|Summary:||[bisected] General stability issues since "futex: Sanitize cmpxchg_futex_value_locked API" commit|
|Product:||Platform Specific/Hardware||Reporter:||Émeric Maschino (emeric.maschino)|
|Severity:||high||CC:||emeric.maschino, jrnieder, tony.luck|
Description Émeric Maschino 2012-02-11 13:26:39 UTC
As reported first in http://lists.debian.org/debian-ia64/2012/01/msg00016.html, I'm getting stability issues with kernel > 2.6.38. I've bisected the problem to commit 37a9d912b24f96a0591773e6e6c3642991ae5a70 (futex: Sanitize cmpxchg_futex_value_locked API). Here are some issues that can be easily observed: - in a X session (tested under GNOME Classic as well as TWM), hitting the Tab key while in a terminal window instantly triggers a X restart. X isn't crashed as I wrongly assume initially. From the logs, it's definitely properly shut down and restarted - still in a X session, clicking on the "Edit" menu or "Back button" of Firefox/Iceweasel triggers a crash of Firefox/Iceweasel. For this scenario, I have some kind of gdb stack trace in PulseAudio, before gdb itself goes wrong (more on this later; core file available) First investigations let me wrongly assume that these issues were related to something bad in PulseAudio, as uninstalling PulseAudio fixed both of them (Tab key in a terminal issue and Firefox/Iceweasel crash). However, other crashes make me believe that PulseAudio was only a evidence of something more general broken since the bisected commit. Most notably, gdb can't be started at all. Every attempts to debug a program immediately ends up with a SIGTRAP signal. Quite problematic to debug further... It's noteworthy that the exact same system doesn't exhibit these issues when rebooted with kernel 2.6.38 (Debian linux-image-2.6.38-2-mckinley if needed).
Comment 1 Émeric Maschino 2012-02-12 11:35:51 UTC
While also testing GL rendering on my system, trying to run ioQuake3-based Quake 3 demo gives at startup: ------ Initializing Sound ------ Assertion 'pthread_mutex_unlock(&m->mutex) == 0' failed at pulsecore/mutex-posix.c:106, function pa_mutex_unlock(). Aborting. ----- Client Shutdown (Received signal 6) ----- RE_Shutdown( 1 ) So, still triggered in PulseAudio, but definitely mutex-related...
Comment 2 Jonathan Nieder 2012-03-05 00:45:54 UTC
Forwarded to the linux-ia64 list, though I chose a poor subject line. http://thread.gmane.org/gmane.linux.kernel/1111752/focus=22096
Comment 3 Tony Luck 2012-04-13 20:08:11 UTC
Created attachment 72915 [details] proposed patch I think I found the problem.
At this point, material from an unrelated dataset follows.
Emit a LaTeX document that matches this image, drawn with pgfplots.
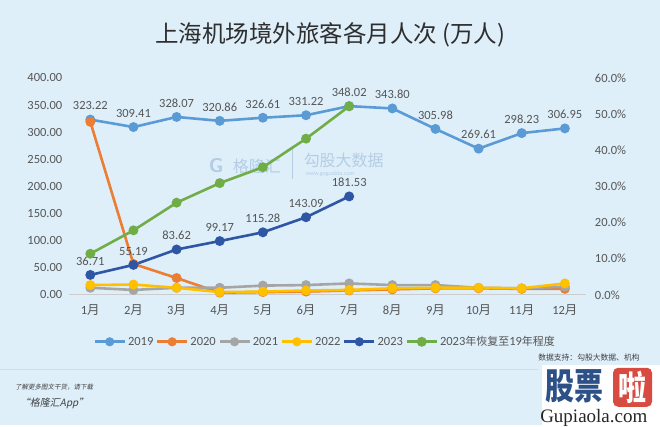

GCC re-orders code because it does not know that the ia64 fault handler may change the value of register r8 to -EFAULT
Comment 4 Émeric Maschino 2012-04-15 21:26:57 UTC
Hello, Just rebuilt kernel with patch proposed in attachment #72915 [details]. Issue fixed :-) Many thanks, Emeric PS: gdb is still returning early with SIGTRAP when debugging Iceweasel (didn't have time to try other programs). However every other reported issues (futex test suite, Tab keystroke in a terminal window, Iceweasel's buttons and menus, ioQuake3-based Quake 3 demo) now work fine. So it may be a problem with gdb itself.
Comment 5 Tony Luck 2012-04-17 04:56:38 UTC
Fix (slightly modified from patch attached here because Linus pointed out that we should tell GCC that the __asm__ code modifies r8) is now upstream: http://git.kernel.org/?p=linux/kernel/git/torvalds/linux.git;a=commitdiff;h=c76f39bddb84f93f70a5520d9253ec0317bec216
Comment 6 Émeric Maschino 2012-04-17 20:16:22 UTC
New patch version works flawlessly. Thanks, Emeric